On most computers, a byte is 8 bits (so a byte can store values from 0 to 256), although computers exist with other byte sizes.
A memory address identifies a byte, even on 32-bit machines. Addresses N and N+1 point to two subsequent bytes.
An int, which is typically 32 bits covers 4 bytes, meaning that 4 different memory addresses exist that each point to part of the int.
In a 32-bit machine, all the 32 actually means is that the CPU is designed to work efficiently with 32-bit values, and that an address is 32 bits long. It doesn't mean that memory can only be addressed in blocks of 32 bits.
The CPU can still address individual bytes, which is useful when dealing with chars, for example.
As for your example:
struct st
{
int a;
char c;
};
sizeof(st) returns 8 not because all structs have a size divisible by 4, but because of alignment. For the CPU to efficiently read an integer, its must be located on an address that is divisible by the size of the integer (4 bytes). So an int can be placed on address 8, 12 or 16, but not on address 11.
A char only requires its address to be divisible by the size of a char (1), so it can be placed on any address.

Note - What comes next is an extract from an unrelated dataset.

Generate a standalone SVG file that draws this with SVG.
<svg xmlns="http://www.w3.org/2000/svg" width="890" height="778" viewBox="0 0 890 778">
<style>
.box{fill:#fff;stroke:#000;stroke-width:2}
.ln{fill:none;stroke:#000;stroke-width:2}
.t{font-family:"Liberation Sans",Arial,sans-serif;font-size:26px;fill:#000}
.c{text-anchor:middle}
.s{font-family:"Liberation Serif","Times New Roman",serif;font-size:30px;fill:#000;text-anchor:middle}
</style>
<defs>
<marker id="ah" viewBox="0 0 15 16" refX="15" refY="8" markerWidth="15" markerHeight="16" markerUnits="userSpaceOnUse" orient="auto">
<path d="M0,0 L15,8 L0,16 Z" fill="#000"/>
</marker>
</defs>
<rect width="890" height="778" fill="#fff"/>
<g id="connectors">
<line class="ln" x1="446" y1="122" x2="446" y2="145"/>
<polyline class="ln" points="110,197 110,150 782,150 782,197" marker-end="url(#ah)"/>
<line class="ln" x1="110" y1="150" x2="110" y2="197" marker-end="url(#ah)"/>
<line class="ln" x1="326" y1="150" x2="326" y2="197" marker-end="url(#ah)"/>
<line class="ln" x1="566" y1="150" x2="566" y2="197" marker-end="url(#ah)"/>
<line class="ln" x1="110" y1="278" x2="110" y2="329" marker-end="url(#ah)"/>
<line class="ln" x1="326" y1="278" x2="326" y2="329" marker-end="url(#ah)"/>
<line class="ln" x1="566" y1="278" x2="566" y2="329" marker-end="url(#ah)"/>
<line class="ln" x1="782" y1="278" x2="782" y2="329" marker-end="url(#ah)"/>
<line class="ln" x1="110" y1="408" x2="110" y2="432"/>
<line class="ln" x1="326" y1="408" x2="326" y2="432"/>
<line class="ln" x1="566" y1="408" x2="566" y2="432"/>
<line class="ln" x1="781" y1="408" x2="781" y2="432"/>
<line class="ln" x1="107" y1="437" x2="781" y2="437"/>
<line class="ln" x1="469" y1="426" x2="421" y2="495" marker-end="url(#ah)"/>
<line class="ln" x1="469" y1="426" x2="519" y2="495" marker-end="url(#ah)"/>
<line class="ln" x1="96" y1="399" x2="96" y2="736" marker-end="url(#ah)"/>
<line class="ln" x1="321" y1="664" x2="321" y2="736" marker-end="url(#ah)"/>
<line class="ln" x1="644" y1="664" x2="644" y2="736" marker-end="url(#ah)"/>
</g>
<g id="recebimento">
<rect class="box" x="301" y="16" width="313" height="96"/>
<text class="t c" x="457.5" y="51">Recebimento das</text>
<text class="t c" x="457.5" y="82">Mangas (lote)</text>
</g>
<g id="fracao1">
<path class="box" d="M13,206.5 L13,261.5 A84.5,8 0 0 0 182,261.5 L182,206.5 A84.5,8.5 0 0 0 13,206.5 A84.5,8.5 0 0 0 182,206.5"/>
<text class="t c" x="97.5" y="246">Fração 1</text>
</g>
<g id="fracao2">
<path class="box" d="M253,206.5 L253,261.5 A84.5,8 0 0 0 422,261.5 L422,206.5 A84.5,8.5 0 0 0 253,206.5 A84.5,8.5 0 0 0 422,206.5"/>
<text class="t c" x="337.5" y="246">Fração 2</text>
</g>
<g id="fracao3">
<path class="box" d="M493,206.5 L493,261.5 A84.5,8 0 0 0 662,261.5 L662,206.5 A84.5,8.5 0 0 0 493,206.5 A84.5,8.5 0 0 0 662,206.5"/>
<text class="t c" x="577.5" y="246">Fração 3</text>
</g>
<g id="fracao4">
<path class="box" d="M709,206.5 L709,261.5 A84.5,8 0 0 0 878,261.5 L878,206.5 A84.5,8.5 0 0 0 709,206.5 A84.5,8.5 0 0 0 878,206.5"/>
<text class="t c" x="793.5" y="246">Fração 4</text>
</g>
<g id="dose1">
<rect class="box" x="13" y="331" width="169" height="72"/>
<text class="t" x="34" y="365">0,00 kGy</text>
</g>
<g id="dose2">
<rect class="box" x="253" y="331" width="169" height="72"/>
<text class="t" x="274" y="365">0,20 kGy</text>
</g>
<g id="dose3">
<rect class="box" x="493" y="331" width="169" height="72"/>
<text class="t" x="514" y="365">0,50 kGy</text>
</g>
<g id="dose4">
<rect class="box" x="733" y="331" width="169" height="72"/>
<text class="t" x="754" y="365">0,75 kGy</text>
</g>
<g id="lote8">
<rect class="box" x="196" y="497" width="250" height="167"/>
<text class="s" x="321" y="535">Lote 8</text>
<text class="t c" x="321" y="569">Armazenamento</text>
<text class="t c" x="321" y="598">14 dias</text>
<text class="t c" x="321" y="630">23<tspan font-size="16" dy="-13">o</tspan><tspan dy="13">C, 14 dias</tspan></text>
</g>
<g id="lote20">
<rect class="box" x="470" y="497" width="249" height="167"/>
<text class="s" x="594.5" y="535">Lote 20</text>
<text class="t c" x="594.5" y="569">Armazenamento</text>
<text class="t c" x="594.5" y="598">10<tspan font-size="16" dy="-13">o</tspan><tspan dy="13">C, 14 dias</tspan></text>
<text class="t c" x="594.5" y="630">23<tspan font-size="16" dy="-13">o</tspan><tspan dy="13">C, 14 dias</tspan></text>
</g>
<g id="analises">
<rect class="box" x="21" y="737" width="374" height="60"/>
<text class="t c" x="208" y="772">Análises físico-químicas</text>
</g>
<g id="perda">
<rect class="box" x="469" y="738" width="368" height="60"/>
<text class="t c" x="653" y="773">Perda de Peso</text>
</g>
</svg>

So in theory, the compiler could have given your struct a size of 5 bytes... Except that this wouldn't work if you created an array of st objects.
In an array, each object is placed immediately after the previous one, with no padding. So if the first object in the array is placed at an address divisible by 4, then the next object would be placed at a 5 bytes higher address, which would not be divisible by 4, and so the second struct in the array would not be properly aligned.

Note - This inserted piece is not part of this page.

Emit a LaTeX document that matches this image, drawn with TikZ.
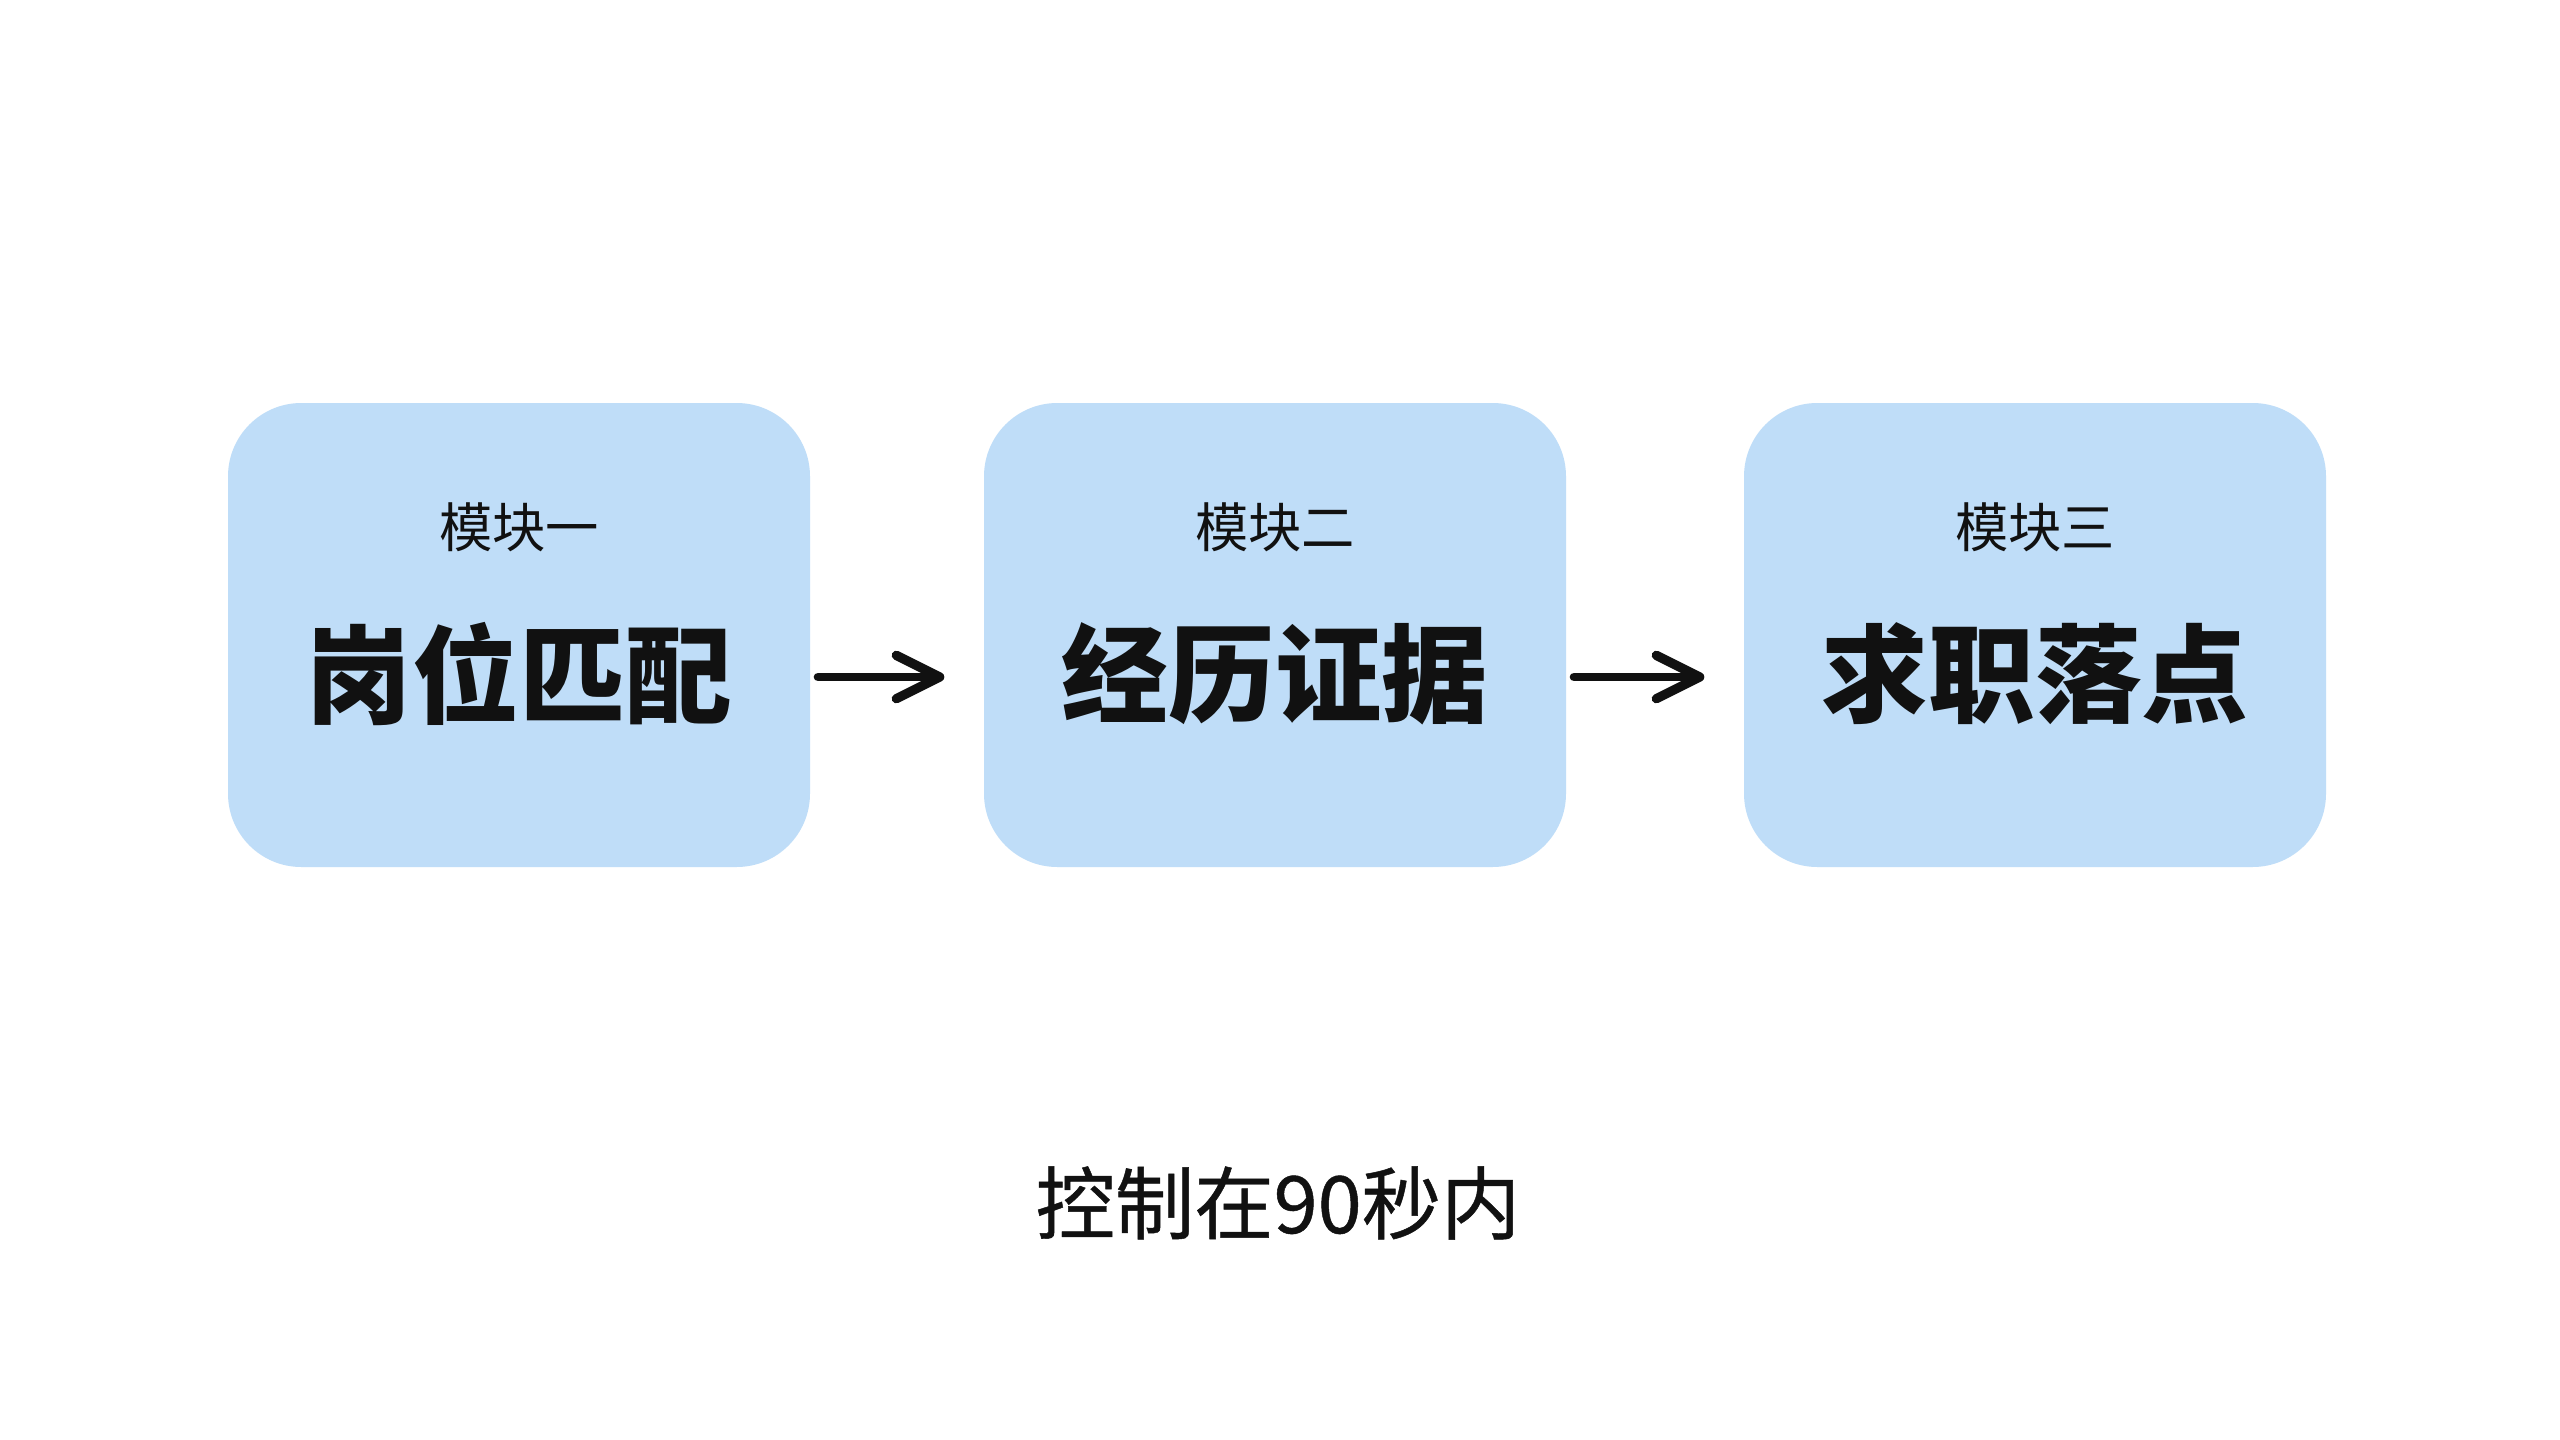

To solve this, the compiler inserts padding inside the struct, so its size becomes a multiple of its alignment requirement.
Not because it is impossible to create objects that don't have a size that is a multiple of 4, but because one of the members of your st struct requires 4-byte alignment, and so every time the compiler places an int in memory, it has to make sure it is placed at an address that is divisible by 4.

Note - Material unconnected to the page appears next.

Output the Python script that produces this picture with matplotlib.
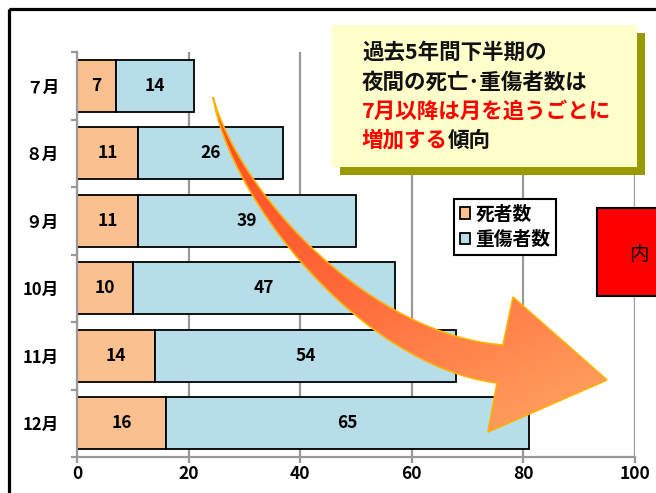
import matplotlib.pyplot as plt
from matplotlib.patches import Rectangle, PathPatch
from matplotlib.path import Path
from matplotlib.colors import LinearSegmentedColormap
import numpy as np

plt.rcParams['font.family'] = ['Noto Sans CJK JP', 'DejaVu Sans']

# data
months = ['７月', '８月', '９月', '10月', '11月', '12月']
deaths = [7, 11, 11, 10, 14, 16]
injuries = [14, 26, 39, 47, 54, 65]
series_names = ['死者数', '重傷者数']
x_ticks = [0, 20, 40, 60, 80, 100]

W, H = 656, 493
fig = plt.figure(figsize=(W / 100, H / 100), dpi=100)

# main chart, placed in pixel terms
left, right, top, bottom = 77, 635, 52, 457
ax = fig.add_axes([left / W, 1 - bottom / H, (right - left) / W, (bottom - top) / H])

y = np.arange(len(months))
b1 = ax.barh(y, deaths, height=0.77, color='#FAC090', edgecolor='black', linewidth=1.3, label=series_names[0])
b2 = ax.barh(y, injuries, left=deaths, height=0.77, color='#B7DDE8', edgecolor='black', linewidth=1.3, label=series_names[1])
for c in (b1, b2):
    ax.bar_label(c, label_type='center', fontsize=12.5, fontweight='bold')

ax.set_xlim(0, 100)
ax.set_ylim(len(months) - 0.5, -0.5)
ax.set_xticks(x_ticks)
ax.set_xticklabels([str(v) for v in x_ticks], fontsize=12.5, fontweight='bold')
ax.set_yticks(np.arange(-0.5, len(months), 1))
ax.set_yticklabels([])
ax.set_yticks(y, minor=True)
ax.set_yticklabels(months, minor=True, fontsize=12, fontweight='bold')
ax.tick_params(axis='y', which='minor', length=0, pad=13)
ax.tick_params(axis='both', which='major', length=4, width=1.6, color='#999999')
ax.tick_params(axis='x', pad=2)
ax.grid(axis='x', color='#999999', linewidth=1.6)
ax.set_axisbelow(True)
for s in ['top', 'right']:
    ax.spines[s].set_visible(False)
for s in ['left', 'bottom']:
    ax.spines[s].set_color('#999999')
    ax.spines[s].set_linewidth(1.6)

# overlay in pixel coords for the decorations
ov = fig.add_axes([0, 0, 1, 1], zorder=2)
ov.patch.set_alpha(0)

# outer frame
ov.add_patch(Rectangle((8.5, 8.5), 700, 600, fill=False, edgecolor='black', linewidth=2.3))

# yellow callout with shadow
ov.add_patch(Rectangle((340, 33), 305, 142, facecolor='#999900', edgecolor='none'))
ov.add_patch(Rectangle((332, 25), 305, 142, facecolor='#FFFFCC', edgecolor='none'))
tx = 362
fs = 15.5
ov.text(tx, 52, '過去5年間下半期の', fontsize=fs, fontweight='bold', va='center', ha='left', color='#111111')
ov.text(tx, 82, '夜間の死亡･重傷者数は', fontsize=fs, fontweight='bold', va='center', ha='left', color='#111111')
ov.text(tx, 111, '7月以降は月を追うごとに', fontsize=fs, fontweight='bold', va='center', ha='left', color='red')
t1 = ov.text(tx, 140, '増加する', fontsize=fs, fontweight='bold', va='center', ha='left', color='red')
ov.annotate('傾向', xy=(1, 0.5), xycoords=t1, fontsize=fs, fontweight='bold', va='center', ha='left', color='#111111')

# red box, cut at the right edge
ov.add_patch(Rectangle((597, 208), 100, 88, facecolor='red', edgecolor='black', linewidth=1.5))
ov.text(629, 254, '内', fontsize=14, va='center', ha='left', color='black')

# curved arrow
verts = [(213, 97), (240, 195), (370, 335), (503, 345),
         (513, 297), (607, 380), (488, 432), (497, 383),
         (360, 365), (230, 200), (213, 97)]
codes = [Path.MOVETO, Path.CURVE4, Path.CURVE4, Path.CURVE4,
         Path.LINETO, Path.LINETO, Path.LINETO, Path.LINETO,
         Path.CURVE4, Path.CURVE4, Path.CURVE4]
arrow = PathPatch(Path(verts, codes), facecolor='none', edgecolor='#FFB000', linewidth=1.2, zorder=3)
ov.add_patch(arrow)
gx, gy = np.meshgrid(np.linspace(0, 1, 100), np.linspace(0, 1, 100))
grad = 0.35 * gx + 0.65 * gy
cmap = LinearSegmentedColormap.from_list('arr', ['#FF4A1E', '#FF6A3A', '#FFA865'])
img = ov.imshow(grad, extent=[210, 610, 435, 95], cmap=cmap, aspect='auto', zorder=2.5)
img.set_clip_path(arrow)

ov.set_xlim(0, W)
ov.set_ylim(H, 0)
ov.axis('off')

leg = fig.legend(handles=[b1, b2], labels=series_names, loc='upper left',
                 bbox_to_anchor=(454 / W, 1 - 199 / H), borderaxespad=0,
                 frameon=True, fancybox=False, edgecolor='black', framealpha=1,
                 borderpad=0.3, handlelength=0.55, handleheight=0.55, handletextpad=0.3,
                 labelspacing=0.35, prop={'size': 13.5, 'weight': 'bold'})
leg.get_frame().set_linewidth(1.5)
leg.set_zorder(5)

fig.savefig('out.png', dpi=100)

If you create a struct of two chars, it won't get a size of 4. It will usually get a size of 2, because when it contains only chars, the object can be placed at any address, and so alignment is not an issue.
Sizeof returns the value in bytes. You were talking about bits. 32 bit architectures are word aligned and byte referenced. It is irrelevant how the architecture stores a char, but to compiler, you must reference chars 1 byte at a time, even if they use up less than 1 byte.
This is why sizeof(char) is 1.
ints are 32 bit, hence sizeof(int)= 4, doubles are 64 bit, hence sizeof(double) = 8, etc.
Because of optimisation padding is added so size of an object is 1, 2 or n*4 bytes (or something like that, talking about x86). That's why there is added padding to 5-byte object and to 1-byte not. Single char doesn't have to be padded, it can be allocated on 1 byte, we can store it on space allocated with malloc(1). st cannot be stored on space allocated with malloc(5) because when st struct is being copied whole 8 bytes are being copied.
It works the same way as using half a piece of paper. You use one part for a char and the other part for something else. The compiler will hide this from you since loading and storing a char into a 32bit processor register depends on the processor.
Some processors have instructions to load and store only parts of the 32bit others have to use binary operations to extract the value of a char.
Addressing a char works as it is AFAIR by definition the smallest addressable memory. On a 32bit system pointers to two different ints will be at least 4 address points apart, char addresses will be only 1 apart.